The Two-Horned Beast of Rev. xiii. 11, 12 represents the Papal Clergy, the officials of the Papacy, as a class distinct from the laity. The Harlot is the Roman Church with her adherents and possessions, church buildings, monasteries, convents, lands, sumptuous worship and ceremonial, wealth and influence of all kinds, dispersed throughout the world. These are her “flesh,” which the Ten Horns and the Beast are to “eat.” This explains how that the Beast and the False Prophet are still found together (Rev. xix. 20) even after the Harlot has been completely despoiled and burnt with fire. The Harlot rides on the Beast’s back; the False Prophet stands in front of the Beast. (See the author’s Present-Day Papers on Prophecy)
The Process begun
This process is now actually begun; it is in fact the state of things amidst which we are living. Ever since the French Revolution of 1789, when judgment began, and the Romish Church in France was despoiled, the Ten Horns, as was foretold, have been making her desolate and naked, and have been eating her flesh. All through “the time of the end” this process has been going on, and it will continue at an accelerated rate till the final destruction comes.
The Roman Catholic nations of Modern Europe have begun to hate the Roman Catholic Church, to which in bygone ages they all yielded admiration, affection, and obedience. The past century has witnessed an ever-growing and deepening disaffection. Entire nations have defied that Church’s censures, confiscated her property, and wrested every department of politics from her control. The full results of this modern movement are not seen as yet, for it is only in progress, not completed.
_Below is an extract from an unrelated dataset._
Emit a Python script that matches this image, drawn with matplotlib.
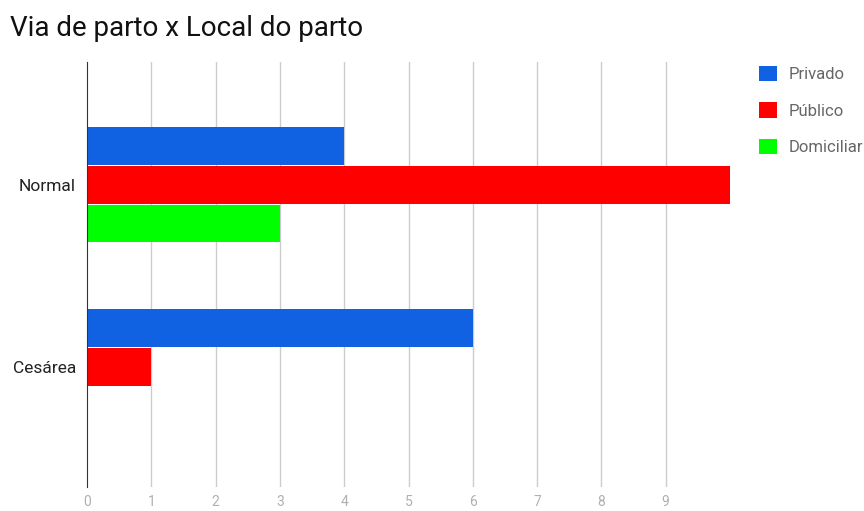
import matplotlib.pyplot as plt
import numpy as np

plt.rcParams['font.family'] = ['Roboto', 'DejaVu Sans']

categories = ["Normal", "Cesárea"]
series = ["Privado", "Público", "Domiciliar"]
privado = [4, 6]
publico = [10, 1]
domiciliar = [3, 0]
colors = ["#1162e2", "#ff0000", "#00ff00"]
xticks = list(range(10))

fig = plt.figure(figsize=(8.64, 5.11), dpi=100)
ax = fig.add_axes([87 / 864, 1 - 487 / 511, (730 - 87) / 864, (487 - 62) / 511])

y = np.arange(len(categories))
h = 0.205
offs = [-0.214, 0, 0.214]
for vals, off, c, name in zip([privado, publico, domiciliar], offs, colors, series):
    ax.barh(y + off, vals, height=h, color=c, label=name, zorder=3)

ax.set_xlim(0, 10)
ax.set_ylim(1.66, -0.675)
ax.set_xticks(xticks)
ax.set_xticklabels([str(t) for t in xticks], color="#b0b0b0", fontsize=10)
ax.set_yticks(y)
ax.set_yticklabels(categories, fontsize=12.5, color="#222222")
ax.tick_params(axis="y", length=0, pad=8)
ax.tick_params(axis="x", length=0, pad=6)
for t in xticks[1:]:
    ax.axvline(t, color="#cccccc", lw=1, zorder=1)
for s in ["top", "right", "bottom"]:
    ax.spines[s].set_visible(False)
ax.spines["left"].set_color("#333333")
ax.spines["left"].set_zorder(4)

fig.text(10 / 864, 1 - 28 / 511, "Via de parto x Local do parto", fontsize=20,
         color="#111111", va="center", ha="left")

leg = fig.legend(loc="upper left", bbox_to_anchor=(744 / 864, 1 - 51 / 511),
                 frameon=False, fontsize=12, handlelength=1.05, handleheight=1.05,
                 labelspacing=1.2, handletextpad=0.75)
for t in leg.get_texts():
    t.set_color("#666666")

fig.savefig("out.png", dpi=100)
We see that the very nations which for ages, under the Papacy, upheld and obeyed the Roman Catholic Church, now hate, despise, and despoil her. Frequent instances of this are to be seen in the newspapers. But there is worse to come.
Her Sudden Destruction
The destruction of the mystic Babylon is to be effected all unexpectedly to those remaining in her, as well as to herself. Complete carnal security to the very end is the characteristic of Babylon and her constituents. To the last she says (Rev. xviii. 7): “I sit a queen.” It is effected all in a moment by the sudden and tremendous agency of earthquake and volcanic fire. The expressions may be understood symbolically in reference to the Romish Church, in the sense of revolutionary earthquake and fire; and literally in reference to the literal city Rome. The very nature of the soil of Italy has forced on many a mind, in different ages, the thought of its physical preparedness for such a catastrophe.
The Pope remains
After the burning of the Harlot, the Pope still remains as a great leader of men. The destruction of Babylon by fire and earthquake precedes, by whatever interval, that of the Beast, with his Helper and his Confederation.
The Horns and the Beast that have hated and destroyed the Harlot remain in close confederacy to the very last conflict. But when the Beast, the Ten Kings, and the False Prophet appear in the final warfare with the Lamb (Rev. xix. 19), the Harlot (who represents the Church of Rome as an ecclesiastical system) is seen there no more; before this date she has disappeared.
“Come hither, I will show thee the judgment of the great harlot.”